Prohibition-era US federal law

The Increased Penalties Act was a bill that increased the penalties for violating prohibition. Enacted on March 2, 1929, it is also called the "Jones–Stalker Act" or the "Jones Act". The legislation was sponsored by two Republicans, Sen. Wesley L. Jones of Washington and Rep. Gale H. Stalker of upstate New York State. It stipulated that wherever any penalty was prescribed for the illegal manufacture, sale, transportation, importation, or exportation of intoxicating liquor as defined in the Volstead Act of 1919, the penalty imposed for each such offense should be a fine not to exceed $10,000 or imprisonment not to exceed five years, or both. The Act did not repeal any minimum penalties then prescribed by law.

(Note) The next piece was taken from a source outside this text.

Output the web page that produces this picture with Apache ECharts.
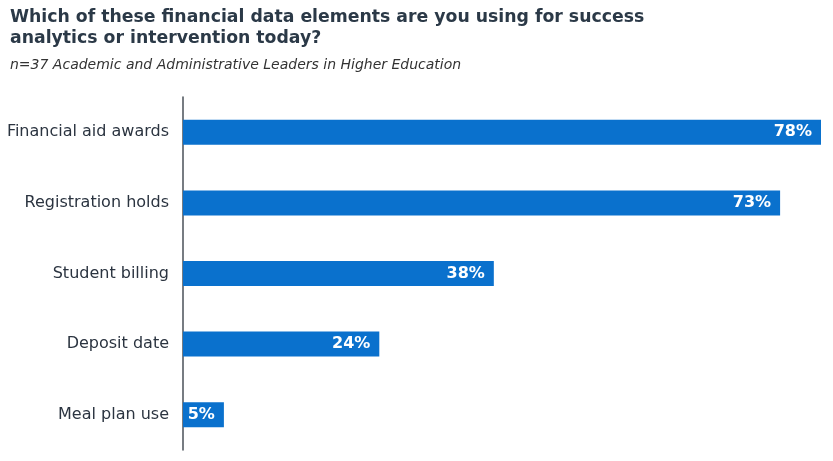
<!DOCTYPE html>
<html>
<head>
<meta charset="utf-8">
<script src="https://cdn.jsdelivr.net/npm/echarts@6/dist/echarts.min.js"></script>
<style>
  html, body { margin: 0; padding: 0; background: #fff; }
  #chart { width: 833px; height: 461px; }
</style>
</head>
<body>
<div id="chart"></div>
<script>
// data
const categories = ['Financial aid awards', 'Registration holds', 'Student billing', 'Deposit date', 'Meal plan use'];
const shares = [78, 73, 38, 24, 5];

const chart = echarts.init(document.getElementById('chart'));
chart.setOption({
    animation: false,
    textStyle: { fontFamily: 'DejaVu Sans' },
    title: {
        text: 'Which of these financial data elements are you using for success\nanalytics or intervention today?',
        subtext: 'n=37 Academic and Administrative Leaders in Higher Education',
        left: 5,
        top: 2,
        itemGap: 9,
        textStyle: { fontSize: 17.3, fontWeight: 'bold', color: '#2b3947', lineHeight: 21, fontFamily: 'DejaVu Sans' },
        subtextStyle: { fontSize: 14, fontStyle: 'italic', color: '#333', fontFamily: 'DejaVu Sans' }
    },
    grid: { left: 183, right: 12, top: 97, bottom: 11 },
    xAxis: {
        type: 'value',
        min: 0,
        max: 78,
        show: false
    },
    yAxis: {
        type: 'category',
        data: categories,
        inverse: true,
        axisTick: { show: false },
        axisLine: { show: true, lineStyle: { color: '#4a5059', width: 1.5 } },
        axisLabel: { fontSize: 16, color: '#2b3440', margin: 14 }
    },
    series: [{
        type: 'bar',
        data: shares,
        barWidth: 25,
        itemStyle: { color: '#0a71cd' },
        label: {
            show: true,
            position: 'insideRight',
            formatter: '{c}%',
            color: '#fff',
            fontWeight: 'bold',
            fontSize: 16,
            distance: 9
        }
    }]
});
</script>
</body>
</html>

It further declared that it was the intent of Congress that the courts, in sentencing offenders, "should discriminate between casual or slight violations and habitual sales of intoxicating liquor, or attempts to commercialize violations of the law."

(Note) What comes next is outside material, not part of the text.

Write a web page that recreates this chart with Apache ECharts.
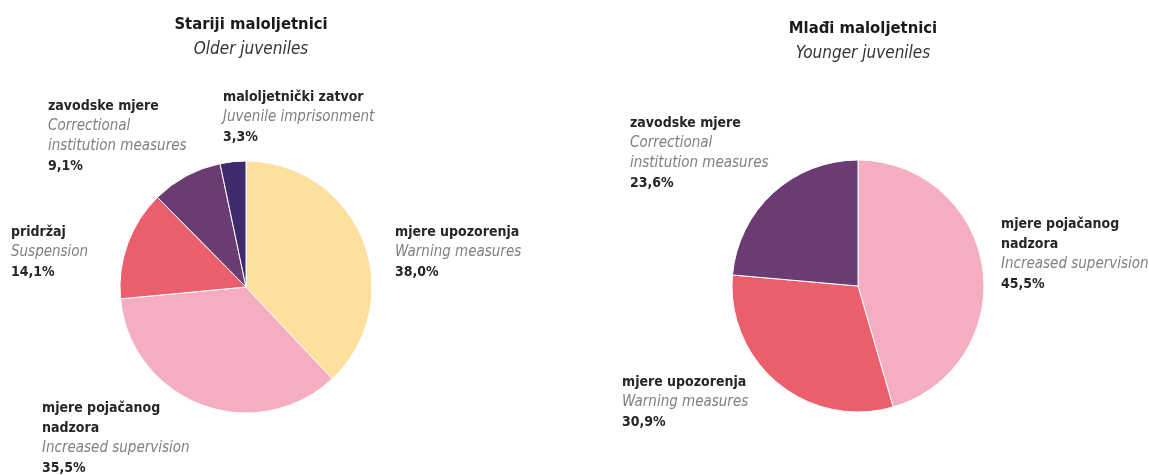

Its purpose, as explained by Sen. Jones, was to stiffen the penalties against those convicted of violating Prohibition for commercial purposes. In particular, the Act increased the penalties for importing, transporting, and exporting liquor, to match the existing penalties for manufacturing and selling it. All five of these activities were expressly forbidden by the 18th Amendment, but the Volstead Act did not penalize importation or transportation as heavily as manufacture or sale.

The bill passed the Senate on February 19, 1929, by a vote of 65 to 18. On February 28 the House passed it by a vote of 284 to 90 (also reported as 283 to 90). President Calvin Coolidge signed the legislation on March 2, 1929.

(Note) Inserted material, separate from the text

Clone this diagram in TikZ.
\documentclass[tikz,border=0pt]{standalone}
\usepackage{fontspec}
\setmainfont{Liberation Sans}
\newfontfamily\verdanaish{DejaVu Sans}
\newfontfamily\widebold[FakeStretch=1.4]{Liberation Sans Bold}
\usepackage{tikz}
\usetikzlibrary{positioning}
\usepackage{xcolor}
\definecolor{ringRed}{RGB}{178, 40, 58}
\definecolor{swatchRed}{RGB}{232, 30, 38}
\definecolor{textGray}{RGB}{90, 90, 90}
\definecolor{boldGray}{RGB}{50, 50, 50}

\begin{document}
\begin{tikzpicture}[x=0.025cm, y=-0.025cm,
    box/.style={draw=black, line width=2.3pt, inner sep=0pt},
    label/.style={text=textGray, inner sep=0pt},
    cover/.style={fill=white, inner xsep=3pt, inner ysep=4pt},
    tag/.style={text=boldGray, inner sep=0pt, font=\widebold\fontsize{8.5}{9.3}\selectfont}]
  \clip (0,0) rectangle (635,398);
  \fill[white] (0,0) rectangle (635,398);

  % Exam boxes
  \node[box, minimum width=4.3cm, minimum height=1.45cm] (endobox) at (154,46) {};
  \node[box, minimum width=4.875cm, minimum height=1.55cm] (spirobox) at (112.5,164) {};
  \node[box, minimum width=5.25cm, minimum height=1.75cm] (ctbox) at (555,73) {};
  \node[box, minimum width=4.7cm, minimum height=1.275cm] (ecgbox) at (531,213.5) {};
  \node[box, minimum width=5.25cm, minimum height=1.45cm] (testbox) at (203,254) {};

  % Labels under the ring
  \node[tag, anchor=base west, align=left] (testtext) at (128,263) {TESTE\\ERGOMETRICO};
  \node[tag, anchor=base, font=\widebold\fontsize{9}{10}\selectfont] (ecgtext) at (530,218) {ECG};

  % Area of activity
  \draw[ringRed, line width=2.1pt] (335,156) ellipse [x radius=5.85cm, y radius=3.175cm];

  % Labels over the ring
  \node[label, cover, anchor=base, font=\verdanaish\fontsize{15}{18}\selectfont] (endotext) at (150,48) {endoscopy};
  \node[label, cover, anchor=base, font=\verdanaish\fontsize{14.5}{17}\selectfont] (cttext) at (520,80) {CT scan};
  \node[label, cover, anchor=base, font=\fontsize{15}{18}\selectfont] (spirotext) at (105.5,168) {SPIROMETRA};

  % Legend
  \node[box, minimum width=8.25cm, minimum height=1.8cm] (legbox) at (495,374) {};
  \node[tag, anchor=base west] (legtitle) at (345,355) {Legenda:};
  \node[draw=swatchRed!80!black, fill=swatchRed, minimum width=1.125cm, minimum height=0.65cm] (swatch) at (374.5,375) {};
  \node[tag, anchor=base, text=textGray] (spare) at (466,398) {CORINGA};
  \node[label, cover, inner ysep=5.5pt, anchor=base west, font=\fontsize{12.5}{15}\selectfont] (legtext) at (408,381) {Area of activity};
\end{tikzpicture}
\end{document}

The Jones Law affects primarily the punishment provision of the Volstead Law, and might as a matter of technique have been made an amendment thereof. Its legal consequences are very considerable, since it materially changes the substantive nature of liquor law violations, and the procedural problems of those charged with punishment thereof. Its influence will even be felt in the state courts. Finally, it vests in the judges of the federal courts a wide and very important discretion.

The Jones Law does not alone increase maximum penalties, it makes an important change in the classification. A judge sentencing a violator of the Volstead Act is now faced with the following admonition:

That wherever a penalty or penalties are prescribed in a criminal prosecution by the National Prohibition Act, as amended and supplemented, for the illegal manufacture, sale, transportation, importation, or exportation of intoxicating liquor, as defined by Section 1, Title II, of the National Prohibition Act, the penalty imposed for each such offense shall be a fine not to exceed $10,000 or imprisonment not to exceed five years, or both: Provided, That it is the intent of Congress that the court, in imposing sentence hereunder, should discriminate between casual or slight violations and habitual sales of intoxicating liquor, or attempts to commercialize violations of the law. "Sec. 2. This Act shall not repeal nor eliminate any minimum penalty for the first or any subsequent offense now provided by the said National Prohibition Act.